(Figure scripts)
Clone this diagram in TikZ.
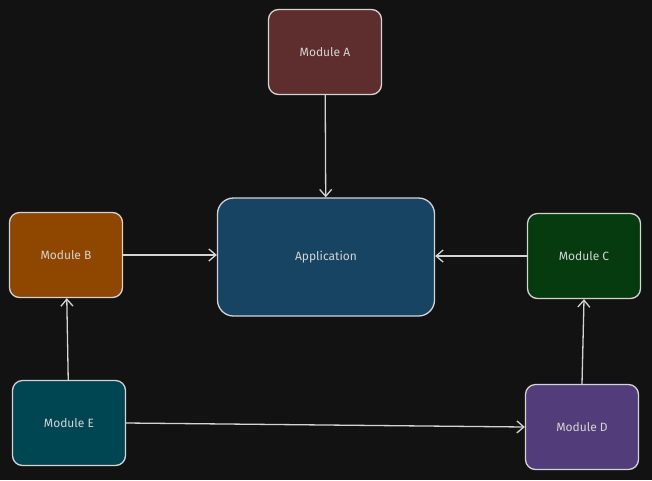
\documentclass[tikz,border=0pt]{standalone}
\usepackage{fontspec}
\setmainfont{Fira Sans}
\usetikzlibrary{arrows.meta}
\definecolor{bg}{HTML}{121212}
\definecolor{ln}{HTML}{D4D4D4}
\definecolor{ca}{HTML}{5E2E2E}
\definecolor{capp}{HTML}{174462}
\definecolor{cb}{HTML}{8F4700}
\definecolor{cc}{HTML}{053B0E}
\definecolor{ce}{HTML}{004652}
\definecolor{cd}{HTML}{523C7A}
\begin{document}
\begin{tikzpicture}[x=1pt,y=-1pt,
  box/.style={draw=ln,line width=1.3pt,rounded corners=10pt,text=ln,font=\fontsize{12}{14}\selectfont,minimum width=113pt,minimum height=85pt,inner sep=0pt},
  conn/.style={draw=ln,line width=1.3pt,-{Straight Barb[length=7pt,width=12pt]}}]
\fill[bg] (0,0) rectangle (652,480);
\useasboundingbox (0,0) rectangle (652,480);
\node[box,fill=ca] (A) at (325,52) {Module A};
\node[box,fill=capp,minimum width=217pt,minimum height=118pt,rounded corners=16pt] (P) at (326,257) {Application};
\node[box,fill=cb] (B) at (66,255) {Module B};
\node[box,fill=cc] (C) at (584,256) {Module C};
\node[box,fill=ce] (E) at (69,423) {Module E};
\node[box,fill=cd] (D) at (582,427) {Module D};
\draw[conn] (A) -- (P);
\draw[conn] (B) -- (P.west |- B);
\draw[conn] (C) -- (P.east |- C);
\draw[conn] (E) -- (B);
\draw[conn] (D.north) -- (C.south);
\draw[conn] (E.east) -- (D.west);
\end{tikzpicture}
\end{document}
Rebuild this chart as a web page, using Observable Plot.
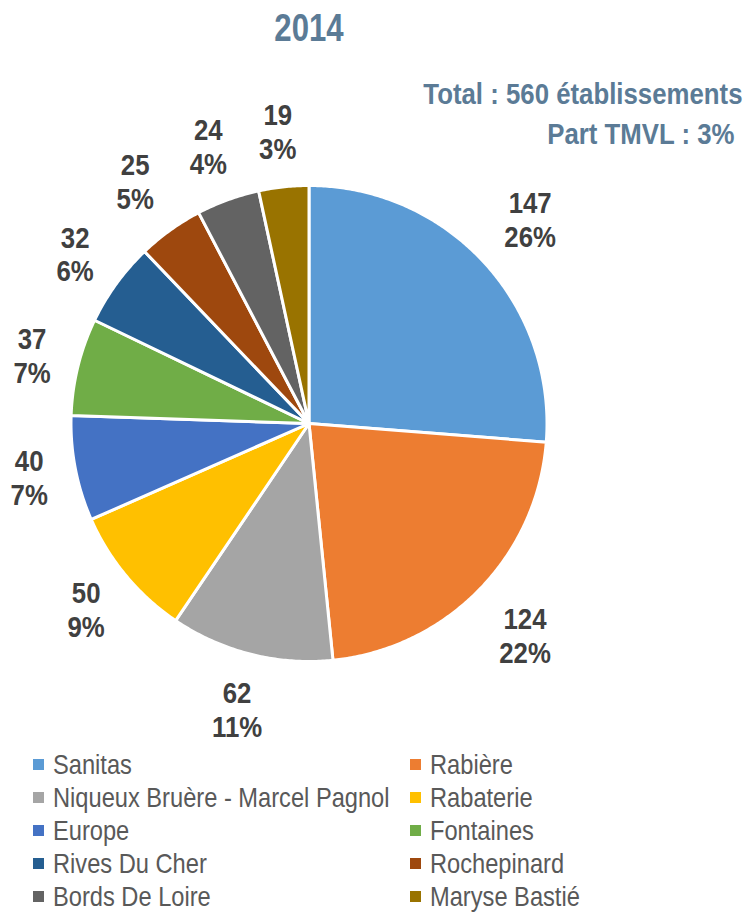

TASK PROMPT
Pictures stay out; repeat all the rest of the records exactly.

SOLUTION FOR THIS EXERCISE
Clone this diagram in TikZ.
\documentclass[tikz,border=0pt]{standalone}
\usepackage{fontspec}
\setmainfont{Fira Sans}
\usetikzlibrary{arrows.meta}
\definecolor{bg}{HTML}{121212}
\definecolor{ln}{HTML}{D4D4D4}
\definecolor{ca}{HTML}{5E2E2E}
\definecolor{capp}{HTML}{174462}
\definecolor{cb}{HTML}{8F4700}
\definecolor{cc}{HTML}{053B0E}
\definecolor{ce}{HTML}{004652}
\definecolor{cd}{HTML}{523C7A}
\begin{document}
\begin{tikzpicture}[x=1pt,y=-1pt,
  box/.style={draw=ln,line width=1.3pt,rounded corners=10pt,text=ln,font=\fontsize{12}{14}\selectfont,minimum width=113pt,minimum height=85pt,inner sep=0pt},
  conn/.style={draw=ln,line width=1.3pt,-{Straight Barb[length=7pt,width=12pt]}}]
\fill[bg] (0,0) rectangle (652,480);
\useasboundingbox (0,0) rectangle (652,480);
\node[box,fill=ca] (A) at (325,52) {Module A};
\node[box,fill=capp,minimum width=217pt,minimum height=118pt,rounded corners=16pt] (P) at (326,257) {Application};
\node[box,fill=cb] (B) at (66,255) {Module B};
\node[box,fill=cc] (C) at (584,256) {Module C};
\node[box,fill=ce] (E) at (69,423) {Module E};
\node[box,fill=cd] (D) at (582,427) {Module D};
\draw[conn] (A) -- (P);
\draw[conn] (B) -- (P.west |- B);
\draw[conn] (C) -- (P.east |- C);
\draw[conn] (E) -- (B);
\draw[conn] (D.north) -- (C.south);
\draw[conn] (E.east) -- (D.west);
\end{tikzpicture}
\end{document}
Rebuild this chart as a web page, using Observable Plot.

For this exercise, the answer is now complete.